Tornava para casa depois de um dia de quase tudo. Um dia de agenda. Nem bem atraquei à margem do portão, me interrompe o moço da guarita. Desço o vidro do carro e ele me estende o pacote.
Mas, quê? Pacote parto, por essas bandas onde ninguém me sabe o nome? Quando me escrevem – os que me escrevem – o fazem por meios mais ágeis. Mandam recados eletrônicos. Mas o pacote tinha marcas de mão. Entrei, estacionei. Li o destinatário (para ter certeza de que não era engano). “Bom, é para mim!” Concluí.
Tanto tenho me habituado às distâncias silenciosas que chego a desacreditar em cartas. Tudo em meu universo vagarosamente se tornou virtual. Nesse universo onde o nada e o tudo coexistem irmãmente, tenho aprendido a amar com intimidade quem não conheço. Como Neuzza Pinheiro e seu “Eukatlan; como Zélia Guardiano – guardiã das simplicidades; como Eliane Elianinha, que forja armaduras enquanto escreve; como Lara, se desmanchando em letras. Como tantos mais que me flecham com palavras pontiagudas.
Mas aquele pacote escrito à mão me arrastou para os subúrbios do universo, como um cão que arrastasse atrás de si, com fome e prazer, a ossada de um mamute.
Entro no elevador e abro. Era a promessa.
Desde o outro lado do mundo, lugar a partir de onde nossas raízes ecoam, a poesia embarcou em caravela moderna e veio desbravar-me.
José Rui Teixeira, descendente híbrido de Camões, Pessoa e Sá-Carneiro atracou sua nau de letras em meu porto, fincando-me bandeira portuguesa. Tornei-me território incorporado, quiçá uma nova “Ilha de Vera Cruz”.
Este poeta teve o cuidado e a delicadeza, próprios dos nobres de alma e linhagem, de cumprir uma promessa virtual, forjada depois de dois e-mails. E eu, que tenho redescoberto a forca inescrupulosa da poesia concebida no coito violento dos teclados recebi, maravilhado, o filho feito matéria deste poeta, seu livro “Diáspora”.

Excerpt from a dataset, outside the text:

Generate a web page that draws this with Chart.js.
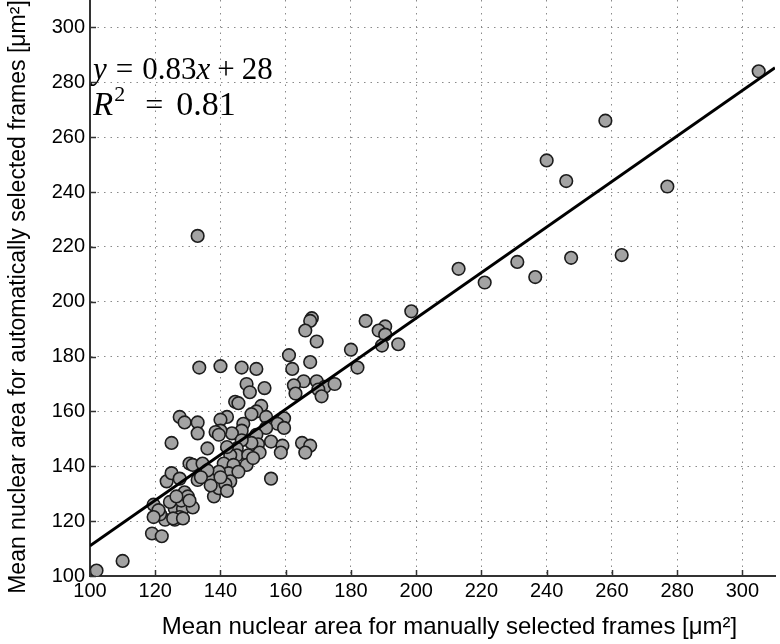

Bem, daí advém o título desta crônica: “José Rui me matou”. Primeiro por dar corpo à promessa; depois pela artilharia pesada de seus versos. Prostrei-me diante deles e fui alvejado direto no peito. Sangrei desde o imaginário e caí, com gozo vermelho vazando da boca e dos demais sentidos. Atingiram-me, primeiro, Zerbino e Ataúde; os demais sacramentaram minha condição de alvo. Alvo da beleza aflitiva, tipo de beleza que descarna e empresta novo sentido ao que se denomina beleza.
Agora estou aqui, desfalecido e feliz. Assistindo nuvens vermelhas roubarem restos de sol. Com razões de sobra para amar ainda mais Eliane, Neuzza, Zélia, Lara, Cecille, Vera e todos os demais.
O virtual existe. Qualquer que seja a forma de se manifestar.
Essas pessoas sem carteira de identidade me provam isso todos os dias. Assim como José Rui Teixeira me provou com seu presente.
A distância não existe e, se existe, as palavras são capazes de exterminá-la.